#### Provided material ####

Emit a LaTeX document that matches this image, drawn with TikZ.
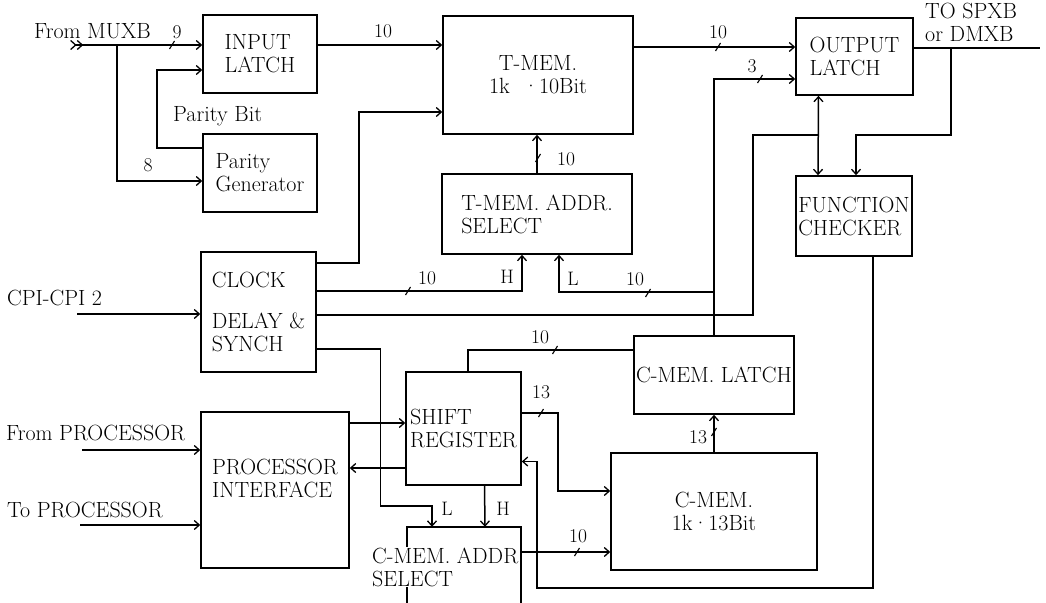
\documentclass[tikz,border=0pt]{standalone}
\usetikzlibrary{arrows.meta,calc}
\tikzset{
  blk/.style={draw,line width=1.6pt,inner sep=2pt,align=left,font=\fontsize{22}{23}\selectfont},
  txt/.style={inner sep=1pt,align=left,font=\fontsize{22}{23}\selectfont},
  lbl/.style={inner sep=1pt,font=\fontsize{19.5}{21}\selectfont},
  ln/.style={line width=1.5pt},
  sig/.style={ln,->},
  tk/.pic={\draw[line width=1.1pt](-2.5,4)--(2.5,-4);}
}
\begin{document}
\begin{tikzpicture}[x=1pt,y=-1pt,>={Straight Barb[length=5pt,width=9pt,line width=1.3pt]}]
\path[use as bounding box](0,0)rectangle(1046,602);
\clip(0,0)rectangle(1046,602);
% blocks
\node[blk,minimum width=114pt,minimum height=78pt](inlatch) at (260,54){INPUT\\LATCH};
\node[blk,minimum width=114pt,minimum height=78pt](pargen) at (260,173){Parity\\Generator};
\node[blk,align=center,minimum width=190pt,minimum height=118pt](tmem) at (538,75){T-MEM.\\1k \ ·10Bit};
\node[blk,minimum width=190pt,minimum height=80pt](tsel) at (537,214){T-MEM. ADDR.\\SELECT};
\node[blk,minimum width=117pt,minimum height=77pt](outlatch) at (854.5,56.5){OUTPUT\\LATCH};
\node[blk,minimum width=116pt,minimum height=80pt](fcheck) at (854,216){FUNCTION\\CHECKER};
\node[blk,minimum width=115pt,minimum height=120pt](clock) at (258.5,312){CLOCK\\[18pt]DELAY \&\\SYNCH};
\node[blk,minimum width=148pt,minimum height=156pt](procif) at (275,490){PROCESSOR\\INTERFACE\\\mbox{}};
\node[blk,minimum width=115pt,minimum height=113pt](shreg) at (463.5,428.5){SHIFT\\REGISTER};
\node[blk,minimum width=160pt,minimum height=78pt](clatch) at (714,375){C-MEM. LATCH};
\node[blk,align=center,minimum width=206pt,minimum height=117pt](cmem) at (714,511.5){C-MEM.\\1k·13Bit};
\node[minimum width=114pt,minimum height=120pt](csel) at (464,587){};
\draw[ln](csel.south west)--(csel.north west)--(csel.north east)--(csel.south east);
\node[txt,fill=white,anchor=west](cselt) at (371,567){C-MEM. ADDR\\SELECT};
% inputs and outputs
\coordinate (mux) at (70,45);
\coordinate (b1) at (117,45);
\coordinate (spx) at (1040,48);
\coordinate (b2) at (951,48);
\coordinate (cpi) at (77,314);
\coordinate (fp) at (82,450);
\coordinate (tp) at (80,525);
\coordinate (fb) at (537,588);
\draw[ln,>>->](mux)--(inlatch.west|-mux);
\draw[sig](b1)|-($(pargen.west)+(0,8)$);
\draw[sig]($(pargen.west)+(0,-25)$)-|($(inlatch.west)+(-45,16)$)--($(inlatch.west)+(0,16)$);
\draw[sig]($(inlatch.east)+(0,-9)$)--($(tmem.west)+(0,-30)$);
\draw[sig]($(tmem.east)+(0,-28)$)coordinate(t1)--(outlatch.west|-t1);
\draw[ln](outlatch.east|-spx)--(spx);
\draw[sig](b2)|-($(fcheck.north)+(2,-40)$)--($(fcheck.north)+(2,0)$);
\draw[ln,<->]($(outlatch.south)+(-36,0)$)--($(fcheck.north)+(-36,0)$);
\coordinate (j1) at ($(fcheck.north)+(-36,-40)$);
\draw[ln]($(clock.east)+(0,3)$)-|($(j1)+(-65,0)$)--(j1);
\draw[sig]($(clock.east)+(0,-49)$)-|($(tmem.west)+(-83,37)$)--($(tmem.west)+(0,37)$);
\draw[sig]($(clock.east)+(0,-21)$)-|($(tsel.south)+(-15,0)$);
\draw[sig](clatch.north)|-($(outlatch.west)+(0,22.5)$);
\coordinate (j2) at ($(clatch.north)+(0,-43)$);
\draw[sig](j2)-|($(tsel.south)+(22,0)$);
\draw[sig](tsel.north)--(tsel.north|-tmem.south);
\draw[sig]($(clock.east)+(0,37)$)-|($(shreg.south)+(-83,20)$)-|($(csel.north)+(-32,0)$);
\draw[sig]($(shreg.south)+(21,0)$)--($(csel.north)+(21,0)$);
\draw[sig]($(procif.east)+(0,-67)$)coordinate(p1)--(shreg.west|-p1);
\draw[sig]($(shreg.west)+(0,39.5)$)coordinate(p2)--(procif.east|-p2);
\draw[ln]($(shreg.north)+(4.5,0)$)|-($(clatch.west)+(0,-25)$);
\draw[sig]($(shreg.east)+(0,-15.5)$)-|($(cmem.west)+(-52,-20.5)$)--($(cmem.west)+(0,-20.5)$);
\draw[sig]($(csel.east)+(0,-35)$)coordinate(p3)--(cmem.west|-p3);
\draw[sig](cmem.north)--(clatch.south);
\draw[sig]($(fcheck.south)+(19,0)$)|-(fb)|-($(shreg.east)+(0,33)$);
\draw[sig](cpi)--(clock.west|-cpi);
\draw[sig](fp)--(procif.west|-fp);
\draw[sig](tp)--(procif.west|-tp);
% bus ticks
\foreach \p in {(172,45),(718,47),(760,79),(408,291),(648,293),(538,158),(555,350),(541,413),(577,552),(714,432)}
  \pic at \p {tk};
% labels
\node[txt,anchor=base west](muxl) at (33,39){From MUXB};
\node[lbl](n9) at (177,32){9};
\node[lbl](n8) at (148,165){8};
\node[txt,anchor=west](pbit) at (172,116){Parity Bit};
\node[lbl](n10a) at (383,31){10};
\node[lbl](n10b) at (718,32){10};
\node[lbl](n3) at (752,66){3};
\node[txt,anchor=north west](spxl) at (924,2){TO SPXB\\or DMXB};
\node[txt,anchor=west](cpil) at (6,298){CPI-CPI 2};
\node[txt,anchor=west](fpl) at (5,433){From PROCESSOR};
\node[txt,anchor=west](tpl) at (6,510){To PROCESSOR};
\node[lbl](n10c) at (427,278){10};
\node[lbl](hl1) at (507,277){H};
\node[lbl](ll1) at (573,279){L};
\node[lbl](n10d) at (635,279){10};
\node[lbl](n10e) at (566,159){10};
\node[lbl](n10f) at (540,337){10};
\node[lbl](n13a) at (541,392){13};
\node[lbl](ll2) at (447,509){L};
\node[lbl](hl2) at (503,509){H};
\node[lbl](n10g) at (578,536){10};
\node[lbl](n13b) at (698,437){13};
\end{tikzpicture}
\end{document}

####

◆ Exercise description: Write out the listing above again, exactly, but with no pictures in the copy.

◆ Solution for this exercise:
Emit a LaTeX document that matches this image, drawn with TikZ.
\documentclass[tikz,border=0pt]{standalone}
\usetikzlibrary{arrows.meta,calc}
\tikzset{
  blk/.style={draw,line width=1.6pt,inner sep=2pt,align=left,font=\fontsize{22}{23}\selectfont},
  txt/.style={inner sep=1pt,align=left,font=\fontsize{22}{23}\selectfont},
  lbl/.style={inner sep=1pt,font=\fontsize{19.5}{21}\selectfont},
  ln/.style={line width=1.5pt},
  sig/.style={ln,->},
  tk/.pic={\draw[line width=1.1pt](-2.5,4)--(2.5,-4);}
}
\begin{document}
\begin{tikzpicture}[x=1pt,y=-1pt,>={Straight Barb[length=5pt,width=9pt,line width=1.3pt]}]
\path[use as bounding box](0,0)rectangle(1046,602);
\clip(0,0)rectangle(1046,602);
% blocks
\node[blk,minimum width=114pt,minimum height=78pt](inlatch) at (260,54){INPUT\\LATCH};
\node[blk,minimum width=114pt,minimum height=78pt](pargen) at (260,173){Parity\\Generator};
\node[blk,align=center,minimum width=190pt,minimum height=118pt](tmem) at (538,75){T-MEM.\\1k \ ·10Bit};
\node[blk,minimum width=190pt,minimum height=80pt](tsel) at (537,214){T-MEM. ADDR.\\SELECT};
\node[blk,minimum width=117pt,minimum height=77pt](outlatch) at (854.5,56.5){OUTPUT\\LATCH};
\node[blk,minimum width=116pt,minimum height=80pt](fcheck) at (854,216){FUNCTION\\CHECKER};
\node[blk,minimum width=115pt,minimum height=120pt](clock) at (258.5,312){CLOCK\\[18pt]DELAY \&\\SYNCH};
\node[blk,minimum width=148pt,minimum height=156pt](procif) at (275,490){PROCESSOR\\INTERFACE\\\mbox{}};
\node[blk,minimum width=115pt,minimum height=113pt](shreg) at (463.5,428.5){SHIFT\\REGISTER};
\node[blk,minimum width=160pt,minimum height=78pt](clatch) at (714,375){C-MEM. LATCH};
\node[blk,align=center,minimum width=206pt,minimum height=117pt](cmem) at (714,511.5){C-MEM.\\1k·13Bit};
\node[minimum width=114pt,minimum height=120pt](csel) at (464,587){};
\draw[ln](csel.south west)--(csel.north west)--(csel.north east)--(csel.south east);
\node[txt,fill=white,anchor=west](cselt) at (371,567){C-MEM. ADDR\\SELECT};
% inputs and outputs
\coordinate (mux) at (70,45);
\coordinate (b1) at (117,45);
\coordinate (spx) at (1040,48);
\coordinate (b2) at (951,48);
\coordinate (cpi) at (77,314);
\coordinate (fp) at (82,450);
\coordinate (tp) at (80,525);
\coordinate (fb) at (537,588);
\draw[ln,>>->](mux)--(inlatch.west|-mux);
\draw[sig](b1)|-($(pargen.west)+(0,8)$);
\draw[sig]($(pargen.west)+(0,-25)$)-|($(inlatch.west)+(-45,16)$)--($(inlatch.west)+(0,16)$);
\draw[sig]($(inlatch.east)+(0,-9)$)--($(tmem.west)+(0,-30)$);
\draw[sig]($(tmem.east)+(0,-28)$)coordinate(t1)--(outlatch.west|-t1);
\draw[ln](outlatch.east|-spx)--(spx);
\draw[sig](b2)|-($(fcheck.north)+(2,-40)$)--($(fcheck.north)+(2,0)$);
\draw[ln,<->]($(outlatch.south)+(-36,0)$)--($(fcheck.north)+(-36,0)$);
\coordinate (j1) at ($(fcheck.north)+(-36,-40)$);
\draw[ln]($(clock.east)+(0,3)$)-|($(j1)+(-65,0)$)--(j1);
\draw[sig]($(clock.east)+(0,-49)$)-|($(tmem.west)+(-83,37)$)--($(tmem.west)+(0,37)$);
\draw[sig]($(clock.east)+(0,-21)$)-|($(tsel.south)+(-15,0)$);
\draw[sig](clatch.north)|-($(outlatch.west)+(0,22.5)$);
\coordinate (j2) at ($(clatch.north)+(0,-43)$);
\draw[sig](j2)-|($(tsel.south)+(22,0)$);
\draw[sig](tsel.north)--(tsel.north|-tmem.south);
\draw[sig]($(clock.east)+(0,37)$)-|($(shreg.south)+(-83,20)$)-|($(csel.north)+(-32,0)$);
\draw[sig]($(shreg.south)+(21,0)$)--($(csel.north)+(21,0)$);
\draw[sig]($(procif.east)+(0,-67)$)coordinate(p1)--(shreg.west|-p1);
\draw[sig]($(shreg.west)+(0,39.5)$)coordinate(p2)--(procif.east|-p2);
\draw[ln]($(shreg.north)+(4.5,0)$)|-($(clatch.west)+(0,-25)$);
\draw[sig]($(shreg.east)+(0,-15.5)$)-|($(cmem.west)+(-52,-20.5)$)--($(cmem.west)+(0,-20.5)$);
\draw[sig]($(csel.east)+(0,-35)$)coordinate(p3)--(cmem.west|-p3);
\draw[sig](cmem.north)--(clatch.south);
\draw[sig]($(fcheck.south)+(19,0)$)|-(fb)|-($(shreg.east)+(0,33)$);
\draw[sig](cpi)--(clock.west|-cpi);
\draw[sig](fp)--(procif.west|-fp);
\draw[sig](tp)--(procif.west|-tp);
% bus ticks
\foreach \p in {(172,45),(718,47),(760,79),(408,291),(648,293),(538,158),(555,350),(541,413),(577,552),(714,432)}
  \pic at \p {tk};
% labels
\node[txt,anchor=base west](muxl) at (33,39){From MUXB};
\node[lbl](n9) at (177,32){9};
\node[lbl](n8) at (148,165){8};
\node[txt,anchor=west](pbit) at (172,116){Parity Bit};
\node[lbl](n10a) at (383,31){10};
\node[lbl](n10b) at (718,32){10};
\node[lbl](n3) at (752,66){3};
\node[txt,anchor=north west](spxl) at (924,2){TO SPXB\\or DMXB};
\node[txt,anchor=west](cpil) at (6,298){CPI-CPI 2};
\node[txt,anchor=west](fpl) at (5,433){From PROCESSOR};
\node[txt,anchor=west](tpl) at (6,510){To PROCESSOR};
\node[lbl](n10c) at (427,278){10};
\node[lbl](hl1) at (507,277){H};
\node[lbl](ll1) at (573,279){L};
\node[lbl](n10d) at (635,279){10};
\node[lbl](n10e) at (566,159){10};
\node[lbl](n10f) at (540,337){10};
\node[lbl](n13a) at (541,392){13};
\node[lbl](ll2) at (447,509){L};
\node[lbl](hl2) at (503,509){H};
\node[lbl](n10g) at (578,536){10};
\node[lbl](n13b) at (698,437){13};
\end{tikzpicture}
\end{document}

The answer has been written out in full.